Exercise goal -
Repeat the full listing below verbatim and keep the images out.

Information provided -
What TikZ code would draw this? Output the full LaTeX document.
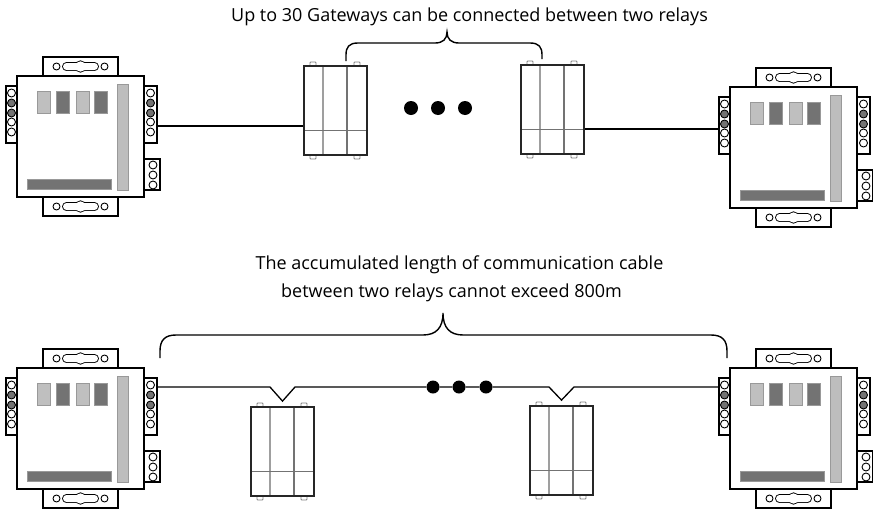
\documentclass[tikz,border=0pt]{standalone}
\usepackage{fontspec}
\setmainfont{Open Sans}
\definecolor{lg}{gray}{0.75}
\definecolor{dg}{gray}{0.45}
\definecolor{barc}{gray}{0.74}
\tikzset{
  body/.style={draw=black, line width=2pt, fill=white, inner sep=0pt, rectangle},
  term/.style={draw=black, line width=1.6pt, fill=white, inner sep=0pt, rectangle},
  tabbox/.style={draw=black, line width=1.8pt, fill=white},
  hole/.style={draw=black, line width=0.9pt, fill=white},
  gbody/.style={draw=black!85, line width=1.8pt, fill=white, inner sep=0pt, rectangle},
  gtab/.style={draw=gray, line width=0.8pt, fill=white, rounded corners=0.8pt},
  wire/.style={draw=black, line width=1.3pt},
  bracepath/.style={draw=black, line width=1.4pt},
  dotnode/.style={circle, fill=black, inner sep=0pt},
  lbl/.style={inner sep=0pt, font=\fontsize{18}{22}\selectfont}
}
\newcommand\slotmark[2]{%
  \draw[hole] (#1-24,#2) circle (3.5pt);
  \draw[hole] (#1+24,#2) circle (3.5pt);
  \draw[black, line width=1.8pt, rounded corners=3.5pt] (#1-17.5,#2-3.5) rectangle (#1+17.5,#2+3.5);
  \draw[black, line width=1.8pt] (#1,#2) circle (5.2pt);
  \fill[white, rounded corners=3.5pt] (#1-17.5,#2-3.5) rectangle (#1+17.5,#2+3.5);
  \fill[white] (#1,#2) circle (5.2pt);
}
\newcommand\relay[3]{%
\begin{scope}[shift={(#2,#3)}]
  \draw[tabbox] (26,-19) rectangle (101,0);
  \draw[tabbox] (26,121) rectangle (101,140);
  \slotmark{63.5}{-9.5}
  \slotmark{63.5}{130.5}
  \node[term, minimum width=11pt, minimum height=57pt] (#1-l) at (-5.5,38.5) {};
  \node[term, minimum width=13pt, minimum height=57pt] (#1-r) at (133.5,38.5) {};
  \node[term, minimum width=16pt, minimum height=31pt] (#1-s) at (135,98.5) {};
  \foreach \yy/\cc in {17/white,27/dg,37/dg,46/white,56/white}{
    \draw[hole, fill=\cc] (-5.5,\yy) circle (4pt);
    \draw[hole, fill=\cc] (133.5,\yy) circle (4pt);
  }
  \foreach \yy in {89,99,109}{
    \draw[hole] (136,\yy) circle (4pt);
  }
  \node[body, minimum width=127pt, minimum height=121pt] (#1) at (63.5,60.5) {};
  \filldraw[fill=lg, draw=gray!80, line width=0.6pt] (20,15) rectangle (33,37);
  \filldraw[fill=dg, draw=gray!80, line width=0.6pt] (39,15) rectangle (52,37);
  \filldraw[fill=lg, draw=gray!80, line width=0.6pt] (59,15) rectangle (72,37);
  \filldraw[fill=dg, draw=gray!80, line width=0.6pt] (77,15) rectangle (90,37);
  \filldraw[fill=barc, draw=gray!80, line width=0.6pt] (100,8) rectangle (111,114);
  \filldraw[fill=dg, draw=gray!80, line width=0.6pt] (10,103) rectangle (94,113);
\end{scope}}
\newcommand\gateway[3]{%
\begin{scope}[shift={(#2,#3)}]
  \draw[gtab] (6,-4) rectangle (12,0);
  \draw[gtab] (50,-4) rectangle (56,0);
  \draw[gtab] (6,89) rectangle (12,93);
  \draw[gtab] (50,89) rectangle (56,93);
  \node[gbody, minimum width=63pt, minimum height=89pt] (#1) at (31.5,44.5) {};
  \draw[gray!75, line width=1.2pt] (19,0) -- (19,89);
  \draw[dg, line width=1.2pt] (43,0) -- (43,89);
  \draw[dg, line width=0.9pt] (0,64) -- (63,64);
  \draw[black!85, line width=1.8pt] (0,0) rectangle (63,89);
\end{scope}}
\begin{document}
\begin{tikzpicture}[x=1pt, y=-1pt]
\useasboundingbox (0,0) rectangle (873,509);
% top row
\relay{r1}{17}{76}
\relay{r2}{730}{87}
\gateway{g1}{304}{66}
\gateway{g2}{521}{65}
\node[dotnode, minimum size=14pt] (d1) at (411,108) {};
\node[dotnode, minimum size=14pt] (d2) at (438,108) {};
\node[dotnode, minimum size=14pt] (d3) at (465,108) {};
\coordinate (w1) at (g1.west |- 0,126);
\coordinate (w2) at (g2.east |- 0,129);
\draw[wire] (r1-r.east |- w1) -- (w1);
\draw[wire] (w2) -- (r2-l.west |- w2);
\node[lbl, anchor=base] (t1) at (469.5,21) {Up to 30 Gateways can be connected between two relays};
\draw[bracepath] (346,61) -- (346,55) .. controls (346,47) and (349,43) .. (358,43) -- (435,43)
  .. controls (443,43) and (447,39) .. (447,32) .. controls (447,39) and (451,43) .. (459,43)
  -- (530,43) .. controls (539,43) and (542,47) .. (542,55) -- (542,59);
% bottom row
\relay{r3}{17}{368}
\relay{r4}{730}{368}
\gateway{g3}{251}{407}
\gateway{g4}{530}{406}
\node[dotnode, minimum size=13pt] (d4) at (433,387) {};
\node[dotnode, minimum size=13pt] (d5) at (459,387) {};
\node[dotnode, minimum size=13pt] (d6) at (486,387) {};
\coordinate (v3) at ([yshift=5pt]g3.north);
\coordinate (v4) at ([yshift=5pt]g4.north);
\coordinate (w3) at (r3-r.east |- 0,387);
\coordinate (w4) at (r4-l.west |- 0,387);
\draw[wire] (w3) -- ([xshift=-12.5pt]v3 |- w3) -- (v3) -- ([xshift=12.5pt]v3 |- w3) -- (d4) -- (d5) -- (d6)
  -- ([xshift=-12.5pt]v4 |- w4) -- (v4) -- ([xshift=12.5pt]v4 |- w4) -- (w4);
\node[lbl, anchor=base] (t2) at (459.5,269) {The accumulated length of communication cable};
\node[lbl, anchor=base] (t3) at (451.5,297) {between two relays cannot exceed 800m};
\draw[bracepath] (160,358) -- (160,351) .. controls (160,340) and (165,335) .. (176,335) -- (423,335)
  .. controls (436,335) and (443,328) .. (443,313) .. controls (443,328) and (450,335) .. (463,335)
  -- (711,335) .. controls (722,335) and (727,340) .. (727,351) -- (727,358);
\end{tikzpicture}
\end{document}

Answer to this task -
What TikZ code would draw this? Output the full LaTeX document.
\documentclass[tikz,border=0pt]{standalone}
\usepackage{fontspec}
\setmainfont{Open Sans}
\definecolor{lg}{gray}{0.75}
\definecolor{dg}{gray}{0.45}
\definecolor{barc}{gray}{0.74}
\tikzset{
  body/.style={draw=black, line width=2pt, fill=white, inner sep=0pt, rectangle},
  term/.style={draw=black, line width=1.6pt, fill=white, inner sep=0pt, rectangle},
  tabbox/.style={draw=black, line width=1.8pt, fill=white},
  hole/.style={draw=black, line width=0.9pt, fill=white},
  gbody/.style={draw=black!85, line width=1.8pt, fill=white, inner sep=0pt, rectangle},
  gtab/.style={draw=gray, line width=0.8pt, fill=white, rounded corners=0.8pt},
  wire/.style={draw=black, line width=1.3pt},
  bracepath/.style={draw=black, line width=1.4pt},
  dotnode/.style={circle, fill=black, inner sep=0pt},
  lbl/.style={inner sep=0pt, font=\fontsize{18}{22}\selectfont}
}
\newcommand\slotmark[2]{%
  \draw[hole] (#1-24,#2) circle (3.5pt);
  \draw[hole] (#1+24,#2) circle (3.5pt);
  \draw[black, line width=1.8pt, rounded corners=3.5pt] (#1-17.5,#2-3.5) rectangle (#1+17.5,#2+3.5);
  \draw[black, line width=1.8pt] (#1,#2) circle (5.2pt);
  \fill[white, rounded corners=3.5pt] (#1-17.5,#2-3.5) rectangle (#1+17.5,#2+3.5);
  \fill[white] (#1,#2) circle (5.2pt);
}
\newcommand\relay[3]{%
\begin{scope}[shift={(#2,#3)}]
  \draw[tabbox] (26,-19) rectangle (101,0);
  \draw[tabbox] (26,121) rectangle (101,140);
  \slotmark{63.5}{-9.5}
  \slotmark{63.5}{130.5}
  \node[term, minimum width=11pt, minimum height=57pt] (#1-l) at (-5.5,38.5) {};
  \node[term, minimum width=13pt, minimum height=57pt] (#1-r) at (133.5,38.5) {};
  \node[term, minimum width=16pt, minimum height=31pt] (#1-s) at (135,98.5) {};
  \foreach \yy/\cc in {17/white,27/dg,37/dg,46/white,56/white}{
    \draw[hole, fill=\cc] (-5.5,\yy) circle (4pt);
    \draw[hole, fill=\cc] (133.5,\yy) circle (4pt);
  }
  \foreach \yy in {89,99,109}{
    \draw[hole] (136,\yy) circle (4pt);
  }
  \node[body, minimum width=127pt, minimum height=121pt] (#1) at (63.5,60.5) {};
  \filldraw[fill=lg, draw=gray!80, line width=0.6pt] (20,15) rectangle (33,37);
  \filldraw[fill=dg, draw=gray!80, line width=0.6pt] (39,15) rectangle (52,37);
  \filldraw[fill=lg, draw=gray!80, line width=0.6pt] (59,15) rectangle (72,37);
  \filldraw[fill=dg, draw=gray!80, line width=0.6pt] (77,15) rectangle (90,37);
  \filldraw[fill=barc, draw=gray!80, line width=0.6pt] (100,8) rectangle (111,114);
  \filldraw[fill=dg, draw=gray!80, line width=0.6pt] (10,103) rectangle (94,113);
\end{scope}}
\newcommand\gateway[3]{%
\begin{scope}[shift={(#2,#3)}]
  \draw[gtab] (6,-4) rectangle (12,0);
  \draw[gtab] (50,-4) rectangle (56,0);
  \draw[gtab] (6,89) rectangle (12,93);
  \draw[gtab] (50,89) rectangle (56,93);
  \node[gbody, minimum width=63pt, minimum height=89pt] (#1) at (31.5,44.5) {};
  \draw[gray!75, line width=1.2pt] (19,0) -- (19,89);
  \draw[dg, line width=1.2pt] (43,0) -- (43,89);
  \draw[dg, line width=0.9pt] (0,64) -- (63,64);
  \draw[black!85, line width=1.8pt] (0,0) rectangle (63,89);
\end{scope}}
\begin{document}
\begin{tikzpicture}[x=1pt, y=-1pt]
\useasboundingbox (0,0) rectangle (873,509);
% top row
\relay{r1}{17}{76}
\relay{r2}{730}{87}
\gateway{g1}{304}{66}
\gateway{g2}{521}{65}
\node[dotnode, minimum size=14pt] (d1) at (411,108) {};
\node[dotnode, minimum size=14pt] (d2) at (438,108) {};
\node[dotnode, minimum size=14pt] (d3) at (465,108) {};
\coordinate (w1) at (g1.west |- 0,126);
\coordinate (w2) at (g2.east |- 0,129);
\draw[wire] (r1-r.east |- w1) -- (w1);
\draw[wire] (w2) -- (r2-l.west |- w2);
\node[lbl, anchor=base] (t1) at (469.5,21) {Up to 30 Gateways can be connected between two relays};
\draw[bracepath] (346,61) -- (346,55) .. controls (346,47) and (349,43) .. (358,43) -- (435,43)
  .. controls (443,43) and (447,39) .. (447,32) .. controls (447,39) and (451,43) .. (459,43)
  -- (530,43) .. controls (539,43) and (542,47) .. (542,55) -- (542,59);
% bottom row
\relay{r3}{17}{368}
\relay{r4}{730}{368}
\gateway{g3}{251}{407}
\gateway{g4}{530}{406}
\node[dotnode, minimum size=13pt] (d4) at (433,387) {};
\node[dotnode, minimum size=13pt] (d5) at (459,387) {};
\node[dotnode, minimum size=13pt] (d6) at (486,387) {};
\coordinate (v3) at ([yshift=5pt]g3.north);
\coordinate (v4) at ([yshift=5pt]g4.north);
\coordinate (w3) at (r3-r.east |- 0,387);
\coordinate (w4) at (r4-l.west |- 0,387);
\draw[wire] (w3) -- ([xshift=-12.5pt]v3 |- w3) -- (v3) -- ([xshift=12.5pt]v3 |- w3) -- (d4) -- (d5) -- (d6)
  -- ([xshift=-12.5pt]v4 |- w4) -- (v4) -- ([xshift=12.5pt]v4 |- w4) -- (w4);
\node[lbl, anchor=base] (t2) at (459.5,269) {The accumulated length of communication cable};
\node[lbl, anchor=base] (t3) at (451.5,297) {between two relays cannot exceed 800m};
\draw[bracepath] (160,358) -- (160,351) .. controls (160,340) and (165,335) .. (176,335) -- (423,335)
  .. controls (436,335) and (443,328) .. (443,313) .. controls (443,328) and (450,335) .. (463,335)
  -- (711,335) .. controls (722,335) and (727,340) .. (727,351) -- (727,358);
\end{tikzpicture}
\end{document}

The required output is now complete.